## What you are asked to do
Set down exactly the lines in the records below that run from the line with "Write a Python" to the line with "markersize=11, label='Âge moyen')", inclusive, and nothing more.

Entries with chart source code:
^^^^

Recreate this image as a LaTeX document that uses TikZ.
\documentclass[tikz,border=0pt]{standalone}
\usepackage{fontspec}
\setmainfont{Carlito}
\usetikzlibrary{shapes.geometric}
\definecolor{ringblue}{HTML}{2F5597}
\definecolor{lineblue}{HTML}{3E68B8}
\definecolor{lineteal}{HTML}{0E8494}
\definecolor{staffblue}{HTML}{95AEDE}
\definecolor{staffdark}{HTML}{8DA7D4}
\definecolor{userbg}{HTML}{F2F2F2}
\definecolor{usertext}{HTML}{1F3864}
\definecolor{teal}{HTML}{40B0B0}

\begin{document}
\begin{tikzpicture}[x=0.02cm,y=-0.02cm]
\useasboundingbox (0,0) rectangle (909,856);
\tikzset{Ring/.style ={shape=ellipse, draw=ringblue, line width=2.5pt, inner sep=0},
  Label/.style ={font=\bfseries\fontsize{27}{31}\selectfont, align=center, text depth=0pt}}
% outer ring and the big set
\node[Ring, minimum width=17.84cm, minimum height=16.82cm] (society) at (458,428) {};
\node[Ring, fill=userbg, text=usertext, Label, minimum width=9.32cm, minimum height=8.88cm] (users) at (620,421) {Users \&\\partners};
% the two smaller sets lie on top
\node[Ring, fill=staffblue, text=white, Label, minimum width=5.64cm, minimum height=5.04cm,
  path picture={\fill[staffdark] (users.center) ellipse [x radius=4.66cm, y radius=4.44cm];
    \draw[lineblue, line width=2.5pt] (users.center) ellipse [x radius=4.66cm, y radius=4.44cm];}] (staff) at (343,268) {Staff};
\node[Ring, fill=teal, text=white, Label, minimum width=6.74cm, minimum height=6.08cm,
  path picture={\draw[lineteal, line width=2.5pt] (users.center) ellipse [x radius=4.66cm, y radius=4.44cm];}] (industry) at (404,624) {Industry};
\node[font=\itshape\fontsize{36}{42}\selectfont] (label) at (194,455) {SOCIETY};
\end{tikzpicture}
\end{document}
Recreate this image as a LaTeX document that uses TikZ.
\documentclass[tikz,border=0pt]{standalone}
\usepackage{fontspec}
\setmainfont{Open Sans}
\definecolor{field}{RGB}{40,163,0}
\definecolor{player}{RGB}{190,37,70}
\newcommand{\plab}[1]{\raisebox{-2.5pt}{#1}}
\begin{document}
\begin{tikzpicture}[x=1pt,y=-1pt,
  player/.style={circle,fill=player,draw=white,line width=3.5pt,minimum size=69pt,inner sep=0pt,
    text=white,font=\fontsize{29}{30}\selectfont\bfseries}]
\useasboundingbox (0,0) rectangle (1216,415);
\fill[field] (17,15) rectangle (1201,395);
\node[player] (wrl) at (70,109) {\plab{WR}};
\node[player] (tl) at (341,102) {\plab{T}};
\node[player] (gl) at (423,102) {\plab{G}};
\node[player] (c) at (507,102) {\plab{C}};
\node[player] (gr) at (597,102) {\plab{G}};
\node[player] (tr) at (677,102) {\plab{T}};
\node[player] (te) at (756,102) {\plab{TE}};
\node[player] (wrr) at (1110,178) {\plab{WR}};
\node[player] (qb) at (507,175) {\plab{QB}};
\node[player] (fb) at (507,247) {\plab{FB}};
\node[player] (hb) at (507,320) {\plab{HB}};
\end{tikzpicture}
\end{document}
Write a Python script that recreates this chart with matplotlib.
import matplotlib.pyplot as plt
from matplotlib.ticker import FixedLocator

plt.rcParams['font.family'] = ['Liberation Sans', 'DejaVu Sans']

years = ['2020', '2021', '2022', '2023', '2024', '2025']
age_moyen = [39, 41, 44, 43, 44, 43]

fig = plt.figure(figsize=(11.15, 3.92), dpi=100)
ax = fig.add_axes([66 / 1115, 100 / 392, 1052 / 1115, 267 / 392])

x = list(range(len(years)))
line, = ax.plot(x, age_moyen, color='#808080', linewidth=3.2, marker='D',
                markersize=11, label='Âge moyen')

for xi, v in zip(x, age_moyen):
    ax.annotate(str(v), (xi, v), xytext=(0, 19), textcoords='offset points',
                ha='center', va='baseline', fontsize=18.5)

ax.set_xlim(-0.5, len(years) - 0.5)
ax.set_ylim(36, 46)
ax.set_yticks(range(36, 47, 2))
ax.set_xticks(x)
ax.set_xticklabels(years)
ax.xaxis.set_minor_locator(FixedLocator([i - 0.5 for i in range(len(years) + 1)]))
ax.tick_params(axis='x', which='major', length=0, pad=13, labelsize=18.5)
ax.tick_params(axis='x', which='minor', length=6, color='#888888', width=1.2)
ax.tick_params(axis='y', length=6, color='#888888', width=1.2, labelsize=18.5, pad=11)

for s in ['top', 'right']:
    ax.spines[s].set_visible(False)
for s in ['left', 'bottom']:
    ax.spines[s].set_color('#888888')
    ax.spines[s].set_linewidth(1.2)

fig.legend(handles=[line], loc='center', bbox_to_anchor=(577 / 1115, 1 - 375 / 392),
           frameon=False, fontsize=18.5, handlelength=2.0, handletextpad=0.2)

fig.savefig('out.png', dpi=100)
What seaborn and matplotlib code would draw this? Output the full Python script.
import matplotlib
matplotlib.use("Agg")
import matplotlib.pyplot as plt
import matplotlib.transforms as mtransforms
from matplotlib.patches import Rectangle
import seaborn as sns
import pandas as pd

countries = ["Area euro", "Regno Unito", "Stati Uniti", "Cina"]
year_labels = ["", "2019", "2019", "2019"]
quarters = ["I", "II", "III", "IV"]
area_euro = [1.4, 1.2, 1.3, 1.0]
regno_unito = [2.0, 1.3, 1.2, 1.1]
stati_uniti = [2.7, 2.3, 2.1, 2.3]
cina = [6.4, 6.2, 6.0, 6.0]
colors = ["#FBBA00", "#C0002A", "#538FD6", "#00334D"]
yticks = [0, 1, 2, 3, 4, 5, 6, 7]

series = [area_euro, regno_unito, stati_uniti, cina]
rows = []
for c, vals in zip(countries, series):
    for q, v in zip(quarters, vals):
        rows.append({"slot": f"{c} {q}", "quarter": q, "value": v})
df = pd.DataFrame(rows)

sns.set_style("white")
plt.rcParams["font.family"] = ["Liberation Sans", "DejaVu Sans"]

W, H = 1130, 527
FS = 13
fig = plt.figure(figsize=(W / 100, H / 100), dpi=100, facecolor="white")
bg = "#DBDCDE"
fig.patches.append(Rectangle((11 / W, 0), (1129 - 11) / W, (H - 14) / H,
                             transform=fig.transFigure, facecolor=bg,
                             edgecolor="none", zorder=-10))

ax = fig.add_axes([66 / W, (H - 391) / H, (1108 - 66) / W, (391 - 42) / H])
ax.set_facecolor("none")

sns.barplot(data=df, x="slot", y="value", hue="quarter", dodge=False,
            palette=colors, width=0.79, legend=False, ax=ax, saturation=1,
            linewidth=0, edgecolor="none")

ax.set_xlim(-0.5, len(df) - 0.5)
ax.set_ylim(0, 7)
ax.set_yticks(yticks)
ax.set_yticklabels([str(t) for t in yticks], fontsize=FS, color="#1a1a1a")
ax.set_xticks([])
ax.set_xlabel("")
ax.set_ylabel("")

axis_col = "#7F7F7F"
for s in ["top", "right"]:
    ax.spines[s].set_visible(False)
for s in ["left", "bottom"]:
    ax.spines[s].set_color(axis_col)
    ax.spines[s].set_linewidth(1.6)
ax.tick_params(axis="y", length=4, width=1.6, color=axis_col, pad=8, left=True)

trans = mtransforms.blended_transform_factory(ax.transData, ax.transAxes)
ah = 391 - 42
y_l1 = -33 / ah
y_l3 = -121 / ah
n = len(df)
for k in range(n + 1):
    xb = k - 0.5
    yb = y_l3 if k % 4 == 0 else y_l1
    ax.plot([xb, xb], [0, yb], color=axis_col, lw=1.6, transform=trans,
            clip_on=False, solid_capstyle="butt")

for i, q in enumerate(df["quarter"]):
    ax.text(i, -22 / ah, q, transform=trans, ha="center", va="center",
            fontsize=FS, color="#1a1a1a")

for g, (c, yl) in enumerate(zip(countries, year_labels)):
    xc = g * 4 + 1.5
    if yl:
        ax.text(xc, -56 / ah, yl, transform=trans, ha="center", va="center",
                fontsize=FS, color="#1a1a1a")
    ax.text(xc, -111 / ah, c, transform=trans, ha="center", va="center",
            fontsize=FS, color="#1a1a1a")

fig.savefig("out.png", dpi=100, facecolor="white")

^^^^

## Exercise solution
Write a Python script that recreates this chart with matplotlib.
import matplotlib.pyplot as plt
from matplotlib.ticker import FixedLocator

plt.rcParams['font.family'] = ['Liberation Sans', 'DejaVu Sans']

years = ['2020', '2021', '2022', '2023', '2024', '2025']
age_moyen = [39, 41, 44, 43, 44, 43]

fig = plt.figure(figsize=(11.15, 3.92), dpi=100)
ax = fig.add_axes([66 / 1115, 100 / 392, 1052 / 1115, 267 / 392])

x = list(range(len(years)))
line, = ax.plot(x, age_moyen, color='#808080', linewidth=3.2, marker='D',
                markersize=11, label='Âge moyen')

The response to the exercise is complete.